--- start ---

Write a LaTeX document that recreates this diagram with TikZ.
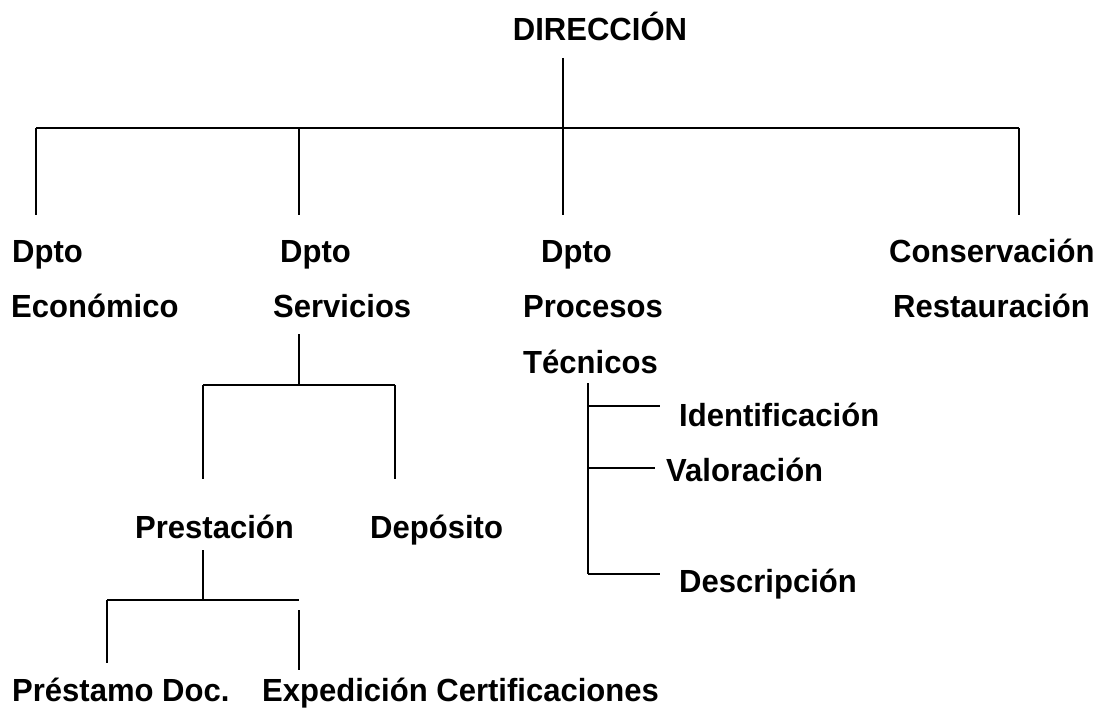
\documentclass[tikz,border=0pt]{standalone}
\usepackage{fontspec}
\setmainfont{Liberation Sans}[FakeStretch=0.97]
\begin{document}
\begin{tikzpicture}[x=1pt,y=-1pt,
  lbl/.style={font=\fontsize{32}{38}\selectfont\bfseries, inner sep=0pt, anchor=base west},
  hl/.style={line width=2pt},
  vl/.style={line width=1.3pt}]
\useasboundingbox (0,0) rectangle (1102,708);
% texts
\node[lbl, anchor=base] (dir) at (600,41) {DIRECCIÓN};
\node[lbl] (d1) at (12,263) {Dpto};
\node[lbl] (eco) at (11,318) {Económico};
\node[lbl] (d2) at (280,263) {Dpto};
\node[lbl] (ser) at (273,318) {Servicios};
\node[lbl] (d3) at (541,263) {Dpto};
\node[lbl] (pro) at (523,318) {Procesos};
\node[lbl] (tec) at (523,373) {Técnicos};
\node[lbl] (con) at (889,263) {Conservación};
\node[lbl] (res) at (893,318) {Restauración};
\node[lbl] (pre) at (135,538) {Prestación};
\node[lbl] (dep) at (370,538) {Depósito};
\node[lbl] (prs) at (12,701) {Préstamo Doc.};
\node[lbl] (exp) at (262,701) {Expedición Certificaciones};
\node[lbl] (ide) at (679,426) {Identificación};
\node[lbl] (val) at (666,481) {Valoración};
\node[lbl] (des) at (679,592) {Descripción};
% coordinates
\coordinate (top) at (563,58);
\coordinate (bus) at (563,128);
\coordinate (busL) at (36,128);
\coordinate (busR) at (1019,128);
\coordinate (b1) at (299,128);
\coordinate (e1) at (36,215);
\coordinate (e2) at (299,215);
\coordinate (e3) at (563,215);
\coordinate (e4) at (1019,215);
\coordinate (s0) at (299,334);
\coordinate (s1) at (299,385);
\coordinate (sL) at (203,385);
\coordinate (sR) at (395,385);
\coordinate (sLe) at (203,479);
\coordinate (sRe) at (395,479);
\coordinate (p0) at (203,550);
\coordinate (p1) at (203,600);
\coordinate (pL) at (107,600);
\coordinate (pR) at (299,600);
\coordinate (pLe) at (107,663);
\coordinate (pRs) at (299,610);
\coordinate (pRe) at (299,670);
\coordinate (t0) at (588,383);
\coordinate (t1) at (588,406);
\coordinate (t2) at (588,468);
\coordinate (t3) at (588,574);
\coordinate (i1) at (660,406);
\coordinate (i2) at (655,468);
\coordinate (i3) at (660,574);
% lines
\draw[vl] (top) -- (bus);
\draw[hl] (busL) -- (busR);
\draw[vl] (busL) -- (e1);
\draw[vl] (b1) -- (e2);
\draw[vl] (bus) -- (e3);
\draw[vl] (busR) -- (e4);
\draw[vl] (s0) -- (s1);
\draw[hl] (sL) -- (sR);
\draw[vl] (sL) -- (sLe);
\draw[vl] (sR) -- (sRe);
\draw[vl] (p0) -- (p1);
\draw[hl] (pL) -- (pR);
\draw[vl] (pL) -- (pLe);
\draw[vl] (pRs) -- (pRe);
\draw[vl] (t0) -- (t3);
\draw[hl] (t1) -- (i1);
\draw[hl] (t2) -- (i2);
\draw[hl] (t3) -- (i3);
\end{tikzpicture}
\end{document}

--- end ---

_PROBLEM TO SOLVE_
Print the full listing exactly, dropping the pictures.

_RESULT OF THIS TASK_
Write a LaTeX document that recreates this diagram with TikZ.
\documentclass[tikz,border=0pt]{standalone}
\usepackage{fontspec}
\setmainfont{Liberation Sans}[FakeStretch=0.97]
\begin{document}
\begin{tikzpicture}[x=1pt,y=-1pt,
  lbl/.style={font=\fontsize{32}{38}\selectfont\bfseries, inner sep=0pt, anchor=base west},
  hl/.style={line width=2pt},
  vl/.style={line width=1.3pt}]
\useasboundingbox (0,0) rectangle (1102,708);
% texts
\node[lbl, anchor=base] (dir) at (600,41) {DIRECCIÓN};
\node[lbl] (d1) at (12,263) {Dpto};
\node[lbl] (eco) at (11,318) {Económico};
\node[lbl] (d2) at (280,263) {Dpto};
\node[lbl] (ser) at (273,318) {Servicios};
\node[lbl] (d3) at (541,263) {Dpto};
\node[lbl] (pro) at (523,318) {Procesos};
\node[lbl] (tec) at (523,373) {Técnicos};
\node[lbl] (con) at (889,263) {Conservación};
\node[lbl] (res) at (893,318) {Restauración};
\node[lbl] (pre) at (135,538) {Prestación};
\node[lbl] (dep) at (370,538) {Depósito};
\node[lbl] (prs) at (12,701) {Préstamo Doc.};
\node[lbl] (exp) at (262,701) {Expedición Certificaciones};
\node[lbl] (ide) at (679,426) {Identificación};
\node[lbl] (val) at (666,481) {Valoración};
\node[lbl] (des) at (679,592) {Descripción};
% coordinates
\coordinate (top) at (563,58);
\coordinate (bus) at (563,128);
\coordinate (busL) at (36,128);
\coordinate (busR) at (1019,128);
\coordinate (b1) at (299,128);
\coordinate (e1) at (36,215);
\coordinate (e2) at (299,215);
\coordinate (e3) at (563,215);
\coordinate (e4) at (1019,215);
\coordinate (s0) at (299,334);
\coordinate (s1) at (299,385);
\coordinate (sL) at (203,385);
\coordinate (sR) at (395,385);
\coordinate (sLe) at (203,479);
\coordinate (sRe) at (395,479);
\coordinate (p0) at (203,550);
\coordinate (p1) at (203,600);
\coordinate (pL) at (107,600);
\coordinate (pR) at (299,600);
\coordinate (pLe) at (107,663);
\coordinate (pRs) at (299,610);
\coordinate (pRe) at (299,670);
\coordinate (t0) at (588,383);
\coordinate (t1) at (588,406);
\coordinate (t2) at (588,468);
\coordinate (t3) at (588,574);
\coordinate (i1) at (660,406);
\coordinate (i2) at (655,468);
\coordinate (i3) at (660,574);
% lines
\draw[vl] (top) -- (bus);
\draw[hl] (busL) -- (busR);
\draw[vl] (busL) -- (e1);
\draw[vl] (b1) -- (e2);
\draw[vl] (bus) -- (e3);
\draw[vl] (busR) -- (e4);
\draw[vl] (s0) -- (s1);
\draw[hl] (sL) -- (sR);
\draw[vl] (sL) -- (sLe);
\draw[vl] (sR) -- (sRe);
\draw[vl] (p0) -- (p1);
\draw[hl] (pL) -- (pR);
\draw[vl] (pL) -- (pLe);
\draw[vl] (pRs) -- (pRe);
\draw[vl] (t0) -- (t3);
\draw[hl] (t1) -- (i1);
\draw[hl] (t2) -- (i2);
\draw[hl] (t3) -- (i3);
\end{tikzpicture}
\end{document}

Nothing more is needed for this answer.